Today marks the start of Sunshine Week, the annual exercise in chasing away the shadows of government secrecy. It's observed by citizens examining public records, showing up at public meetings and calling out bureaucrats who thwart the public's right to know what they're up to.
This column often features examples of the latter. Yet it's also important to recognize those in government who take the initiative to open their data to the public, knowing that we the people can actually help them do their jobs better.
Last year, commissioners in six metro counties did something remarkable. They made their land records free and available online, after years of selling that data.

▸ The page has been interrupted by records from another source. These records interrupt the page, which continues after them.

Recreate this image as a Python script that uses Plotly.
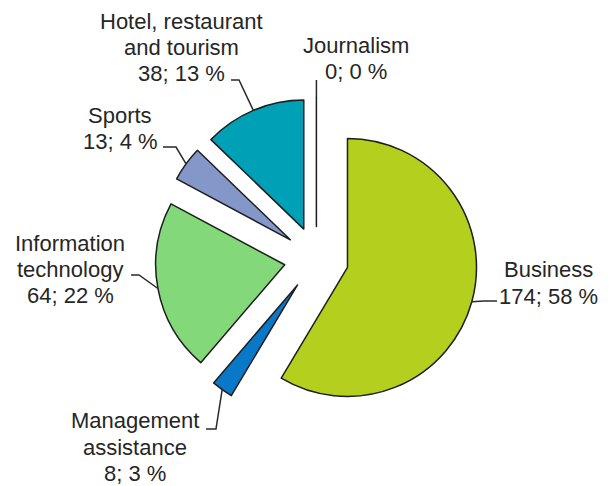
import math
import plotly.graph_objects as go

# ---- data ----
categories = ["Business", "Management assistance", "Information technology",
              "Sports", "Hotel, restaurant and tourism", "Journalism"]
label_lines = [["Business"], ["Management", "assistance"], ["Information", "technology"],
               ["Sports"], ["Hotel, restaurant", "and tourism"], ["Journalism"]]
values = [174, 8, 64, 13, 38, 0]
percents = [58, 3, 22, 4, 13, 0]

# ---- styles / layout ----
colors = ["#b4cf1e", "#0a78c8", "#83d979", "#8397c8", "#00a0b6", "#ffffff"]
W, H = 612, 486
CX, CY = 316.4, 258.8      # pie centre in pixels
R = 129                    # pie radius in pixels
PULL = 0.25
FONT = dict(family="Arial, Liberation Sans, sans-serif", size=22, color="#262626")
LINE_GAP = 26.3

# label centres (pixels) and leader-line start/elbow points (pixels)
label_pos = [(548, 283), (135, 447), (70, 269.5), (120, 128.5), (181, 47.5), (356, 58.5)]
leader_pts = [((497, 301), (484, 301)),
              ((206, 429), (216, 429)),
              ((131, 275), (139, 275)),
              ((163, 147), (176, 147)),
              ((231, 80), (239, 80)),
              ((CX, 80), (CX, 80))]

half = R * (1 + PULL)
fig = go.Figure(go.Pie(
    labels=categories, values=values, sort=False, direction="clockwise", rotation=0,
    pull=[PULL] * len(values),
    marker=dict(colors=colors, line=dict(color="#1e1e1e", width=1.5)),
    textinfo="none", showlegend=False,
    domain=dict(x=[(CX - half) / W, (CX + half) / W],
                y=[1 - (CY + half) / H, 1 - (CY - half) / H]),
))

def px(x, y):
    return x / W, 1 - y / H

total = sum(values)
cum = 0
shapes = []
annotations = []
for i, v in enumerate(values):
    a0 = cum / total * 360
    cum += v
    a1 = cum / total * 360
    mid = math.radians((a0 + a1) / 2)
    dx, dy = math.sin(mid), -math.cos(mid)
    ex = CX + PULL * R * dx + R * dx
    ey = CY + PULL * R * dy + R * dy
    (sx, sy), (bx, by) = leader_pts[i]
    p = [px(sx, sy), px(bx, by), px(ex, ey)]
    path = "M {:.4f},{:.4f} L {:.4f},{:.4f} L {:.4f},{:.4f}".format(
        p[0][0], p[0][1], p[1][0], p[1][1], p[2][0], p[2][1])
    shapes.append(dict(type="path", path=path, xref="paper", yref="paper",
                       line=dict(color="#2a2a2a", width=1.5)))
    lines = label_lines[i] + [f"{v}; {percents[i]} %"]
    lx, ly = label_pos[i]
    n = len(lines)
    for k, t in enumerate(lines):
        yk = ly + (k - (n - 1) / 2) * LINE_GAP
        annotations.append(dict(
            x=lx / W, y=1 - yk / H, xref="paper", yref="paper", text=t,
            showarrow=False, xanchor="center", yanchor="middle", align="center",
            borderpad=0, font=FONT))

fig.update_layout(
    width=W, height=H, margin=dict(l=0, r=0, t=0, b=0),
    paper_bgcolor="white", plot_bgcolor="white",
    shapes=shapes, annotations=annotations,
)
fig.write_html("out.html", config={"displayModeBar": False},
               post_script="document.body.style.margin='0';")
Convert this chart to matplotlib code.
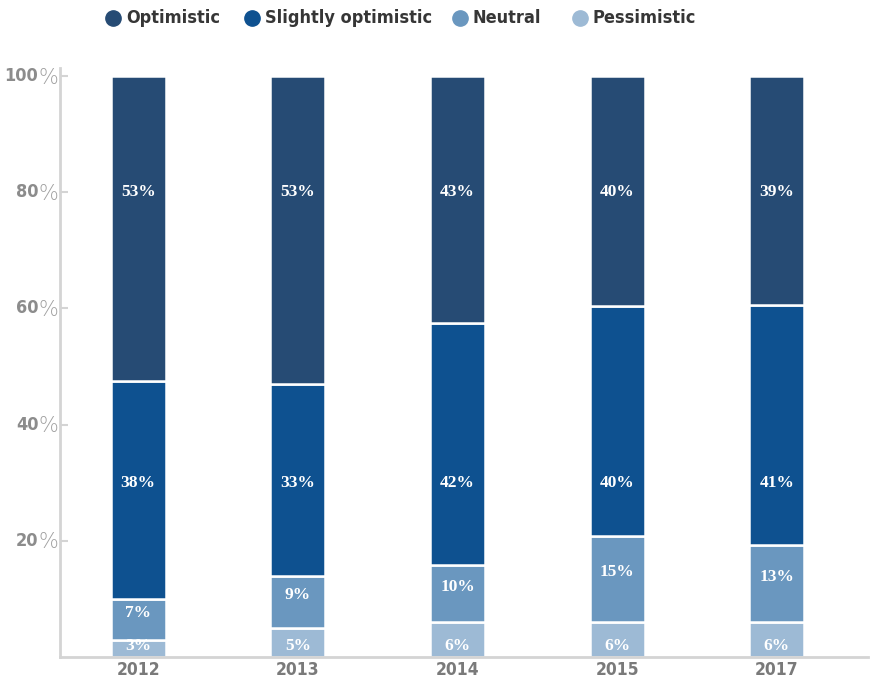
import matplotlib.pyplot as plt
from matplotlib.lines import Line2D

years = ['2012', '2013', '2014', '2015', '2017']
pessimistic = [3, 5, 6, 6, 6]
neutral = [7, 9, 10, 15, 13]
slightly = [38, 33, 42, 40, 41]
optimistic = [53, 53, 43, 40, 39]

names = ['Optimistic', 'Slightly optimistic', 'Neutral', 'Pessimistic']
colors = ['#264b74', '#0e5190', '#6a97bf', '#9dbad5']
yticks = [20, 40, 60, 80, 100]

narrow = dict(family='DejaVu Sans', stretch='condensed', weight='bold')
serif = ['Liberation Serif', 'DejaVu Serif']

fig = plt.figure(figsize=(8.81, 6.82), dpi=100)
ax = fig.add_axes([0.068, 0.0367, 0.917, 0.8636])

x = range(len(years))
series = [pessimistic, neutral, slightly, optimistic]
seg_colors = colors[::-1]
bottoms = [0.0] * len(years)
for vals, col in zip(series, seg_colors):
    heights = []
    for i, v in enumerate(vals):
        total = pessimistic[i] + neutral[i] + slightly[i] + optimistic[i]
        heights.append(v * 100.0 / total)
    ax.bar(x, heights, bottom=bottoms, width=0.344, color=col,
           edgecolor='white', linewidth=1.8, zorder=2)
    # value labels
    for i, (h, b, v) in enumerate(zip(heights, bottoms, vals)):
        if vals is optimistic:
            ty = 80
        elif vals is slightly:
            ty = 30
        elif vals is neutral:
            ty = b + h / 2 + 1.2
        else:
            ty = 1.9
        ax.text(i, ty, f'{v}%', ha='center', va='center', color='white',
                fontsize=12.5, fontweight='bold', family=serif, zorder=3)
    bottoms = [b + h for b, h in zip(bottoms, heights)]

ax.set_xlim(-0.49, 4.57)
ax.set_ylim(0, 101.4)

for side in ['top', 'right']:
    ax.spines[side].set_visible(False)
for side in ['left', 'bottom']:
    ax.spines[side].set_color('#d4d4d4')
    ax.spines[side].set_linewidth(2)

ax.set_xticks(list(x))
ax.set_xticklabels(years)
for lab in ax.get_xticklabels():
    lab.set_family('DejaVu Sans')
    lab.set_stretch('condensed')
    lab.set_fontweight('bold')
    lab.set_fontsize(12.5)
    lab.set_color('#7a7a7a')
ax.tick_params(axis='x', length=0, pad=3)

ax.set_yticks(yticks)
ax.set_yticklabels([])
ax.tick_params(axis='y', direction='in', length=6, width=1.5, color='#d4d4d4')

# y tick labels: bold number plus a thin percent sign
for t in yticks:
    ax.annotate('%', xy=(0, t), xycoords=('axes fraction', 'data'),
                xytext=(-1.5, -1), textcoords='offset points',
                ha='right', va='center', fontsize=15, color='#a0a0a0',
                family=['DejaVu Sans'], fontweight='light')
    ax.annotate(str(t), xy=(0, t), xycoords=('axes fraction', 'data'),
                xytext=(-15.5, 0), textcoords='offset points',
                ha='right', va='center', fontsize=13, color='#8c8c8c',
                **narrow)

# legend row drawn by hand
leg_x = [113, 252, 460, 580]
for name, col, px in zip(names, colors, leg_x):
    fx = px / 881
    fig.add_artist(Line2D([fx], [1 - 18 / 682], marker='o', markersize=11,
                          color=col, linestyle='none', transform=fig.transFigure))
    fig.text(fx + 13 / 881, 1 - 18 / 682, name, ha='left', va='center',
             fontsize=13, color='#363636', **narrow)

fig.savefig('out.png', dpi=100)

After the twin votes of Hennepin and Ramsey commissioners in February 2014, Geoffrey Maas, the Metro GIS coordinator for the Metropolitan Council, popped the cork on a bottle of champagne. Maas had worked for months to persuade metro counties to share their data for the benefit of his own agency, as well as everybody else.
"Free and open data enables creative thinking, innovative thinking," Maas said. "GIS [geographic information systems] is no longer a priesthood of technologists. … It really facilitates transparency in government, and it's an engine of entrepreneurship."
Indeed, the data enables "hackathons" such as the Hennepin County GeoCode event last month, which produced all kinds of nifty ideas: Figuring out which vacant lots would serve best for urban farming and examining property values over time were just two of them.
Trained as an urban planner, Maas spent five years at the Minnesota Center for Environmental Advocacy before arriving at the Met Council three years ago. To do regional planning, the Met Council obtains property data from each of the seven metro counties.
Maas realized that the practice of charging fees for the data, implemented two decades ago to recover the cost of GIS systems, was actually hampering good government. It was becoming a money-loser for counties, which had to provide tech and sales support. More significantly, the strict control of the data made it off-limits to the growing force of volunteer app developers.